Goldman Sachs Group Inc edged lower on reporting a 43% drop in profit, while Wells Fargo & Co fell 4% following a 21% drop in quarterly profit.

“The banks reflect some of the concerns that investors have with the market in general,” said Rick Meckler, partner at Cherry Lane Investments in New Vernon, New Jersey.

“The inflation has helped them on the revenue side, but hurt them on the cost side … when you consider the types of reserves they feel they need to take, they’re not producing the bottom line growth that markets become very addicted to.”

At 10:32 a.m.
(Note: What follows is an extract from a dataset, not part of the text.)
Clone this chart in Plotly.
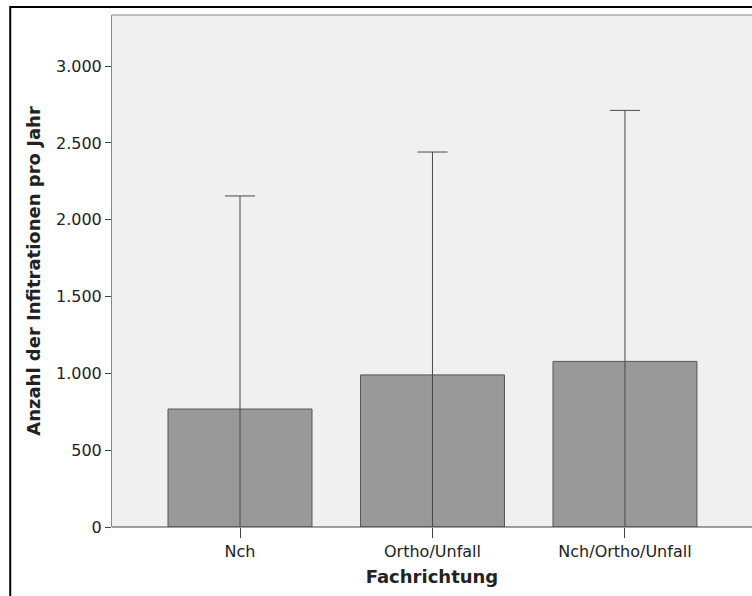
import plotly.graph_objects as go

categories = ["Nch", "Ortho/Unfall", "Nch/Ortho/Unfall"]
means = [768, 990, 1078]
upper = [2155, 2441, 2712]
err = [u - m for u, m in zip(upper, means)]
tick_vals = [0, 500, 1000, 1500, 2000, 2500, 3000]
tick_text = ["0", "500", "1.000", "1.500", "2.000", "2.500", "3.000"]

font_family = "DejaVu Sans, Verdana, sans-serif"

fig = go.Figure()
fig.add_trace(go.Bar(
    x=[0, 1, 2], y=means, width=0.748,
    marker=dict(color="#999999", line=dict(color="#555555", width=1)),
    error_y=dict(type="data", array=err, symmetric=True, color="#4a4a4a",
                 thickness=1, width=15),
))

fig.update_layout(
    width=752, height=596,
    margin=dict(l=112, r=0, t=15, b=69),
    paper_bgcolor="white", plot_bgcolor="#f0f0f0",
    showlegend=False,
    font=dict(family=font_family, size=16, color="#222222"),
    xaxis=dict(
        range=[-0.665, 2.66], tickvals=[0, 1, 2], ticktext=categories,
        ticks="outside", ticklen=10, tickcolor="#444444", tickwidth=1,
        showgrid=False, zeroline=False, showline=False,
        title=dict(text="<b>Fachrichtung</b>", font=dict(size=18), standoff=10),
        tickfont=dict(size=16),
    ),
    yaxis=dict(
        range=[0, 3333], tickvals=tick_vals, ticktext=tick_text,
        ticks="outside", ticklen=6, tickcolor="#444444", tickwidth=1,
        showgrid=False, zeroline=False, showline=True, linecolor="#888888", linewidth=1,
        title=dict(text="<b>Anzahl der Infitrationen pro Jahr</b>", font=dict(size=18), standoff=10),
        tickfont=dict(size=16),
    ),
)

# plot area top border and bottom axis line
fig.add_shape(type="line", xref="paper", yref="paper", x0=0, x1=1, y0=1, y1=1,
              line=dict(color="#888888", width=1))
fig.add_shape(type="line", xref="paper", yref="paper", x0=0, x1=1, y0=0, y1=0,
              line=dict(color="#444444", width=1))
# outer black frame
fig.add_shape(type="rect", xref="paper", yref="paper",
              x0=-0.159, x1=1.2, y0=-0.3, y1=1.0156,
              line=dict(color="black", width=2), layer="below")

fig.write_html("out.html")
ET, the Dow Jones Industrial Average was up 152.95 points, or 0.44%, at 34,717.54, the S&P 500 was down 15.52 points, or 0.35%, at 4,431.07, and the Nasdaq Composite was down 127.60 points, or 0.94%, at 13,515.99.

Overall, analysts have been less optimistic about earnings this quarter amid the ongoing war in Ukraine, soaring inflation and a more hawkish Fed.

Aggregate annual S&P 500 earnings growth for the first three months of 2022 is estimated at 6.3%, compared to 32.1% in the previous quarter, according to IBES data from Refinitiv.

U.S. retail sales increased in March, mostly boosted by higher gasoline and food prices, but consumers are showing signs of cutting back on discretionary spending amid high inflation.

Declining issues outnumbered advancers for a 1.16-to-1 ratio on the NYSE and a 1.35-to-1 ratio on the Nasdaq.

The S&P index recorded 27 new 52-week highs and six new lows, while the Nasdaq recorded 49 new highs and 89 new lows.